Court Allows Ex-Hostages To Sue Iraq Over Torture

     WASHINGTON (CN) – Iraq and the Iraqi Intelligence Service are not immune from claims that they detained and tortured hostages during the 1990-1991 Gulf War, the D.C. Circuit ruled.




     The hostages and their families filed suit in 2003 against Iraq, the intelligence service and former dictator Saddam Hussein, citing an exemption to the Foreign Sovereign Immunities Act for nations that commit or sponsor terrorism.
     Iraq countered that the National Defense Authorization Act of 2008 gave President Bush the authority to waive the terrorism exception with respect to Iraq, which he promptly did. Alternatively, the nation argued that the lawsuit exceeded the 10-year statute of limitations and is barred by the political question doctrine.
     Judge Ginsburg found that the more recent law does not strip the courts of their jurisdiction over cases that were pending under federal sovereign immunity law when Congress passed the 2008 law.
     The court also said the complaint is not time-barred, because the 10-year period should be extended by the amount of time Iraq was immune from suit.

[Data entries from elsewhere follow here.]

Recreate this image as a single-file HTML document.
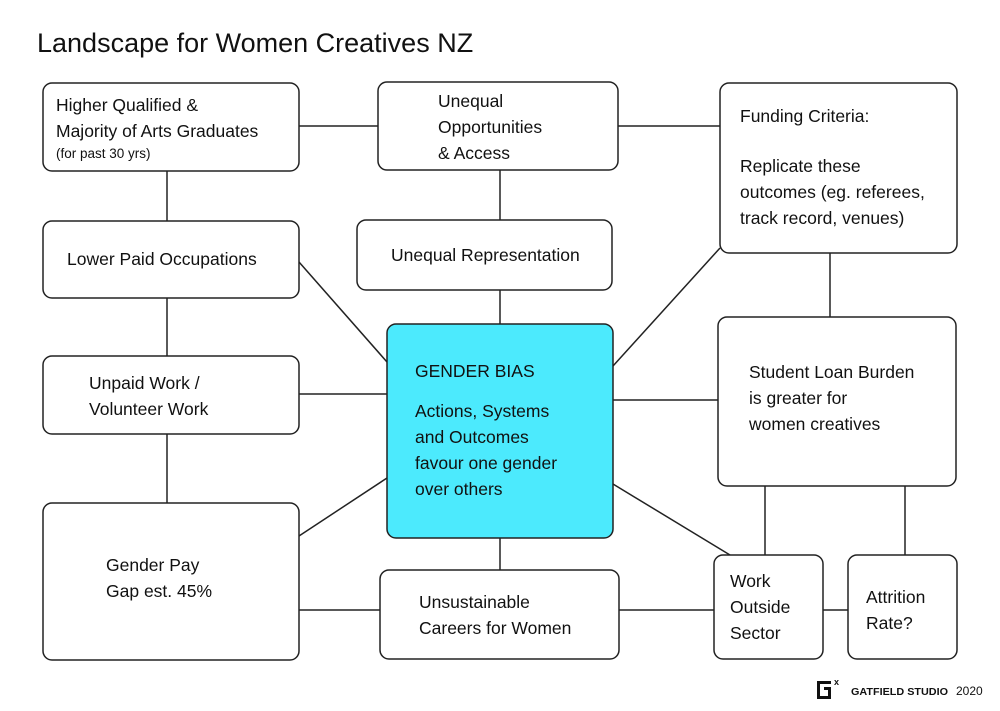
<!DOCTYPE html>
<html><head><style>
body{margin:0;background:#fff;}
svg text{font-family:"Liberation Sans",sans-serif;fill:#111;}
</style></head><body>
<svg width="1000" height="706" viewBox="0 0 1000 706" xmlns="http://www.w3.org/2000/svg">
<rect width="1000" height="706" fill="#fff"/>
<text x="37" y="52" font-size="27">Landscape for Women Creatives NZ</text>
<g stroke="#222" stroke-width="1.5" fill="none">
<line x1="299" y1="126" x2="378" y2="126"/>
<line x1="618" y1="126" x2="720" y2="126"/>
<line x1="167" y1="171" x2="167" y2="221"/>
<line x1="500" y1="170" x2="500" y2="220"/>
<line x1="167" y1="298" x2="167" y2="356"/>
<line x1="167" y1="434" x2="167" y2="503"/>
<line x1="299" y1="262" x2="387" y2="362"/>
<line x1="299" y1="394" x2="387" y2="394"/>
<line x1="299" y1="536" x2="387" y2="478"/>
<line x1="500" y1="290" x2="500" y2="324"/>
<line x1="500" y1="538" x2="500" y2="570"/>
<line x1="613" y1="366" x2="720" y2="248"/>
<line x1="613" y1="400" x2="718" y2="400"/>
<line x1="613" y1="484" x2="730" y2="555"/>
<line x1="299" y1="610" x2="380" y2="610"/>
<line x1="619" y1="610" x2="714" y2="610"/>
<line x1="830" y1="253" x2="830" y2="317"/>
<line x1="765" y1="486" x2="765" y2="555"/>
<line x1="905" y1="486" x2="905" y2="555"/>
<line x1="823" y1="610" x2="848" y2="610"/>
</g>
<g stroke="#222" stroke-width="1.5" fill="#fff">
<rect x="43" y="83" width="256" height="88" rx="9"/>
<rect x="378" y="82" width="240" height="88" rx="9"/>
<rect x="720" y="83" width="237" height="170" rx="9"/>
<rect x="43" y="221" width="256" height="77" rx="9"/>
<rect x="357" y="220" width="255" height="70" rx="9"/>
<rect x="387" y="324" width="226" height="214" rx="9" fill="#4ceafd"/>
<rect x="43" y="356" width="256" height="78" rx="9"/>
<rect x="718" y="317" width="238" height="169" rx="9"/>
<rect x="43" y="503" width="256" height="157" rx="9"/>
<rect x="380" y="570" width="239" height="89" rx="9"/>
<rect x="714" y="555" width="109" height="104" rx="9"/>
<rect x="848" y="555" width="109" height="104" rx="9"/>
</g>
<g font-size="17.5">
<text x="56" y="111">Higher Qualified &amp;</text>
<text x="56" y="137">Majority of Arts Graduates</text>
<text x="56" y="158" font-size="13.5">(for past 30 yrs)</text>
<text x="438" y="107">Unequal</text>
<text x="438" y="133">Opportunities</text>
<text x="438" y="159">&amp; Access</text>
<text x="740" y="122">Funding Criteria:</text>
<text x="740" y="172">Replicate these</text>
<text x="740" y="198">outcomes (eg. referees,</text>
<text x="740" y="224">track record, venues)</text>
<text x="67" y="265">Lower Paid Occupations</text>
<text x="391" y="261">Unequal Representation</text>
<text x="415" y="377">GENDER BIAS</text>
<text x="415" y="417">Actions, Systems</text>
<text x="415" y="443">and Outcomes</text>
<text x="415" y="469">favour one gender</text>
<text x="415" y="495">over others</text>
<text x="89" y="389">Unpaid Work /</text>
<text x="89" y="415">Volunteer Work</text>
<text x="749" y="378">Student Loan Burden</text>
<text x="749" y="404">is greater for</text>
<text x="749" y="430">women creatives</text>
<text x="106" y="571">Gender Pay</text>
<text x="106" y="597">Gap est. 45%</text>
<text x="419" y="608">Unsustainable</text>
<text x="419" y="634">Careers for Women</text>
<text x="730" y="587">Work</text>
<text x="730" y="613">Outside</text>
<text x="730" y="639">Sector</text>
<text x="866" y="603">Attrition</text>
<text x="866" y="629">Rate?</text>
</g>
<path d="M817 681 h14 v3 h-11 v12 h8 v-6 h-4 v-3 h7 v12 h-14 z" fill="#111"/>
<text x="834" y="685" font-size="9" font-weight="bold">x</text>
<text x="851" y="695" font-size="10" font-weight="bold" textLength="97" lengthAdjust="spacingAndGlyphs">GATFIELD STUDIO</text>
<text x="956" y="695" font-size="12">2020</text>
</svg>
</body></html>
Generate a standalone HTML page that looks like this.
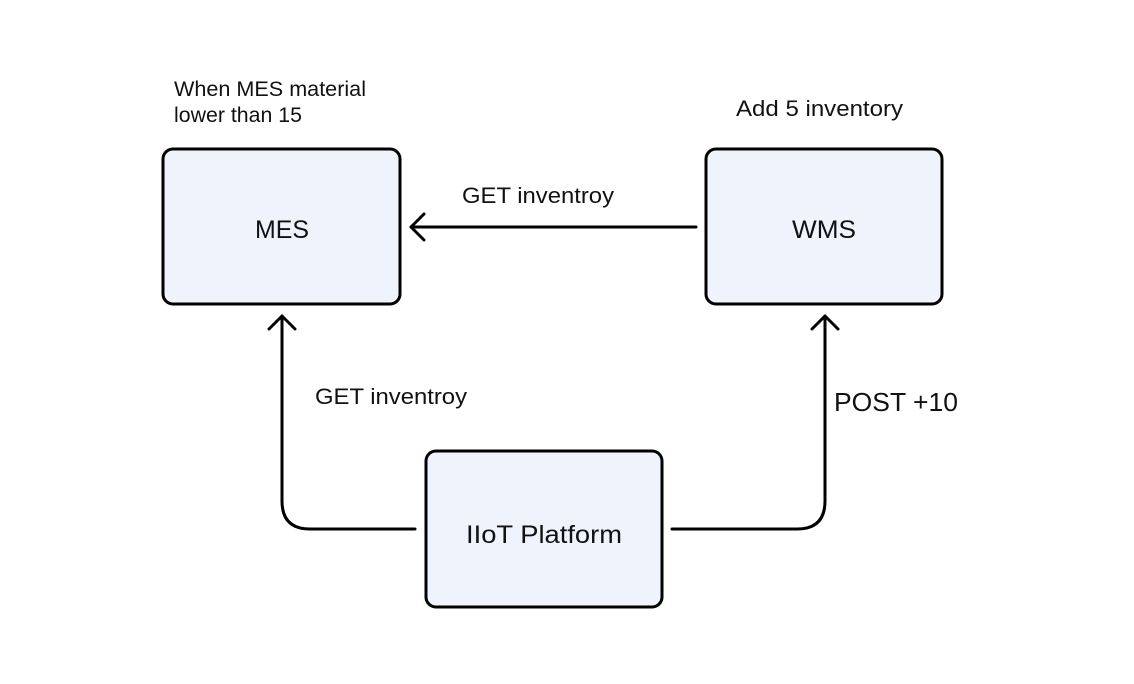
<!DOCTYPE html>
<html><head><style>
html,body{margin:0;padding:0;background:#fff;}
svg{display:block}
text{font-family:"Liberation Sans",sans-serif;fill:#111;}
</style></head><body>
<svg width="1134" height="684" viewBox="0 0 1134 684" xmlns="http://www.w3.org/2000/svg">
<rect width="1134" height="684" fill="#fff"/>
<g fill="#eff3fc" stroke="#000" stroke-width="3">
<rect x="163" y="149" width="237" height="155" rx="10"/>
<rect x="706" y="149" width="236" height="155" rx="10"/>
<rect x="426" y="451" width="236" height="156" rx="10"/>
</g>
<text x="255" y="238" font-size="25" textLength="54" lengthAdjust="spacingAndGlyphs" fill="#222">MES</text>
<text x="792" y="238" font-size="25" textLength="64" lengthAdjust="spacingAndGlyphs" fill="#222">WMS</text>
<text x="466" y="543" font-size="25" textLength="156" lengthAdjust="spacingAndGlyphs" fill="#222">IIoT Platform</text>
<g fill="none" stroke="#000" stroke-width="3" stroke-linecap="round" stroke-linejoin="round">
<path d="M696 227 H411"/>
<path d="M424 214 L411 227 L424 240"/>
<path d="M415 529 H310 Q282 529 282 501 V316"/>
<path d="M269 329 L282 316 L295 329"/>
<path d="M672 529 H797 Q825 529 825 501 V316"/>
<path d="M812 329 L825 316 L838 329"/>
</g>
<text x="174" y="96" font-size="21" textLength="192" lengthAdjust="spacingAndGlyphs">When MES material</text>
<text x="174" y="122" font-size="21" textLength="128" lengthAdjust="spacingAndGlyphs">lower than 15</text>
<text x="736" y="116" font-size="22" textLength="167" lengthAdjust="spacingAndGlyphs">Add 5 inventory</text>
<text x="462" y="203" font-size="22" textLength="152" lengthAdjust="spacingAndGlyphs">GET inventroy</text>
<text x="315" y="404" font-size="22" textLength="152" lengthAdjust="spacingAndGlyphs">GET inventroy</text>
<text x="834" y="411" font-size="26" textLength="124" lengthAdjust="spacingAndGlyphs" fill="#222">POST +10</text>
</svg>
</body></html>
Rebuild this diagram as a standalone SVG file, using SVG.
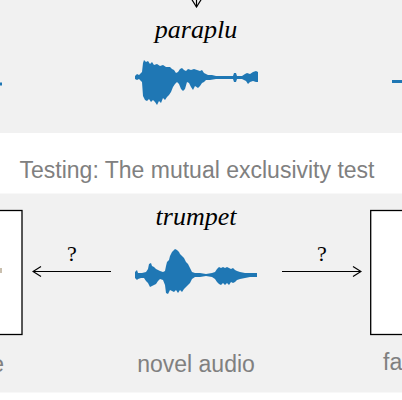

     Finally, the judges roundly rejected Iraq’s argument that a judgment against Iraq would contradict U.S. foreign policy. Defendants cited an executive order in which President Bush declared that “the threat of attachment or other judicial process” against Iraqi oil interests “constituted an unusual and extraordinary threat to the national security and foreign policy of the United States.”